The settlement of the prairie states caused a considerable decline of agriculture in the East, especially in New England, and by 1840 there was a strong movement of farmers out of that section. General farming in competition with the West was no longer possible but in suitable locations, dairying and market gardening were especially profitable and a movement for the importation of dairy cattle became quite strong. In 1853 there were seventy-five pure bred Jerseys in Massachusetts, also a number of Ayrshires.

Up to 1850 all the butter and cheese of the country was made on the farms, but after that year the cheese factory came into existence, with a consequent standardizing of the product and a very large increase of the business.

The farmers commenced to study farming during this period and the fairs and agricultural societies that had been formed in the previous period were greatly increased and extended. By 1860, every state held an annual agricultural exhibition, and practically every county had its fair. These annual gatherings were not only distinguished for their horse racing and "fist and skull" pugilism, but furnished splendid opportunity for the view of new agricultural machinery, livestock and farm products, and had a powerful influence in stimulating improvements and spreading agricultural knowledge.

A wonderful period!
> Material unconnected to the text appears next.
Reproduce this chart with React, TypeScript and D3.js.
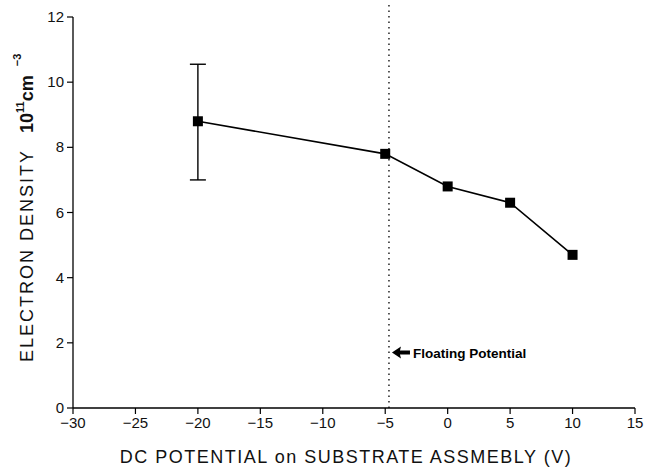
import React from 'react';
import * as d3 from 'd3';

// Measured electron density vs. substrate DC potential
const potentials = [-20, -5, 0, 5, 10];
const densities = [8.8, 7.8, 6.8, 6.3, 4.7];
const errLow = [7.0, 7.8, 6.8, 6.3, 4.7];
const errHigh = [10.55, 7.8, 6.8, 6.3, 4.7];

const xTicks = [-30, -25, -20, -15, -10, -5, 0, 5, 10, 15];
const yTicks = [0, 2, 4, 6, 8, 10, 12];
const floatingPotential = -4.7;

const W = 645;
const H = 469;
const font = '"Liberation Sans", Arial, sans-serif';

export default function App() {
  const x = d3.scaleLinear().domain([-30, 15]).range([73, 635]);
  const y = d3.scaleLinear().domain([0, 12]).range([408, 17]);

  const pts = potentials.map((p, i) => [p, densities[i]] as [number, number]);
  const line = d3
    .line<[number, number]>()
    .x((d) => x(d[0]))
    .y((d) => y(d[1]));

  const ms = 10; // marker size
  const annY = y(1.7);
  const ax = x(floatingPotential) + 3;

  return (
    <svg
      width={W}
      height={H}
      style={{position: 'absolute', left: 0, top: 0, background: '#fff'}}
    >
      {/* axes */}
      <line x1={x(-30)} x2={x(15)} y1={y(0)} y2={y(0)} stroke="#000" strokeWidth={1.3} />
      <line x1={x(-30)} x2={x(-30)} y1={y(0)} y2={y(12)} stroke="#000" strokeWidth={1.3} />

      {xTicks.map((t) => (
        <g key={'x' + t}>
          <line x1={x(t)} x2={x(t)} y1={y(0)} y2={y(0) + 6} stroke="#000" strokeWidth={1.2} />
          <text
            x={x(t)}
            y={428}
            textAnchor="middle"
            fontFamily={font}
            fontSize={15}
            fill="#111"
          >
            {t < 0 ? '\u2212' + Math.abs(t) : t}
          </text>
        </g>
      ))}

      {yTicks.map((t) => (
        <g key={'y' + t}>
          <line x1={x(-30) - 6} x2={x(-30)} y1={y(t)} y2={y(t)} stroke="#000" strokeWidth={1.2} />
          <text
            x={64}
            y={y(t) + 5}
            textAnchor="end"
            fontFamily={font}
            fontSize={15}
            fill="#111"
          >
            {t}
          </text>
        </g>
      ))}

      {/* floating potential marker */}
      <line
        x1={x(floatingPotential)}
        x2={x(floatingPotential)}
        y1={5}
        y2={y(0)}
        stroke="#000"
        strokeWidth={1.3}
        strokeDasharray="1.5 4"
      />
      <path
        d={`M${ax},${annY} L${ax + 9},${annY - 6} L${ax + 8},${annY - 2} L${ax + 18},${annY - 2} L${ax + 18},${annY + 2} L${ax + 8},${annY + 2} L${ax + 9},${annY + 6} Z`}
        fill="#000"
      />
      <text
        x={ax + 21}
        y={annY + 5}
        fontFamily={font}
        fontSize={13.5}
        fontWeight="bold"
        fill="#000"
      >
        Floating Potential
      </text>

      {/* data line */}
      <path d={line(pts) ?? ''} fill="none" stroke="#000" strokeWidth={1.6} />

      {/* error bars */}
      {potentials.map((p, i) =>
        errHigh[i] - errLow[i] > 0.2 ? (
          <g key={'e' + p} stroke="#000" strokeWidth={1.4}>
            <line x1={x(p)} x2={x(p)} y1={y(errLow[i])} y2={y(errHigh[i])} />
            <line x1={x(p) - 8} x2={x(p) + 8} y1={y(errLow[i])} y2={y(errLow[i])} />
            <line x1={x(p) - 8} x2={x(p) + 8} y1={y(errHigh[i])} y2={y(errHigh[i])} />
          </g>
        ) : null,
      )}

      {/* markers */}
      {pts.map((d) => (
        <rect
          key={'m' + d[0]}
          x={x(d[0]) - ms / 2}
          y={y(d[1]) - ms / 2}
          width={ms}
          height={ms}
          fill="#000"
        />
      ))}

      {/* axis titles */}
      <text
        x={346}
        y={463}
        textAnchor="middle"
        fontFamily={font}
        fontSize={18}
        letterSpacing={1.5}
        fill="#111"
      >
        DC POTENTIAL on SUBSTRATE ASSMEBLY (V)
      </text>
      <text
        transform="translate(33,362) rotate(-90)"
        textAnchor="start"
        fontFamily={font}
        fontSize={18}
        fill="#111"
      >
        <tspan letterSpacing={2}>ELECTRON DENSITY</tspan>
        <tspan fontWeight="bold" dx={16}>10</tspan>
        <tspan fontWeight="bold" fontSize={11} dy={-9}>11</tspan>
        <tspan fontWeight="bold" dy={9}>cm</tspan>
        <tspan fontWeight="bold" fontSize={11} dx={9} dy={-12}>{'\u2212'}3</tspan>
      </text>
    </svg>
  );
}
A period in which the annual corn crop increased to almost one billion bushels, and wheat and oats were each above the 170 million bushel mark. In 1860, almost 21 million dollars' worth of agricultural implements were sold to the American farmers. The old, hard method of farming was due for the discard, and along with the new farmer and his vision of agricultural conquest came the farm hand. The Civil War closed this period and the whole country faced a readjustment of its ideas to suit the fact that the industrializing process was invading every avenue by which the people lived.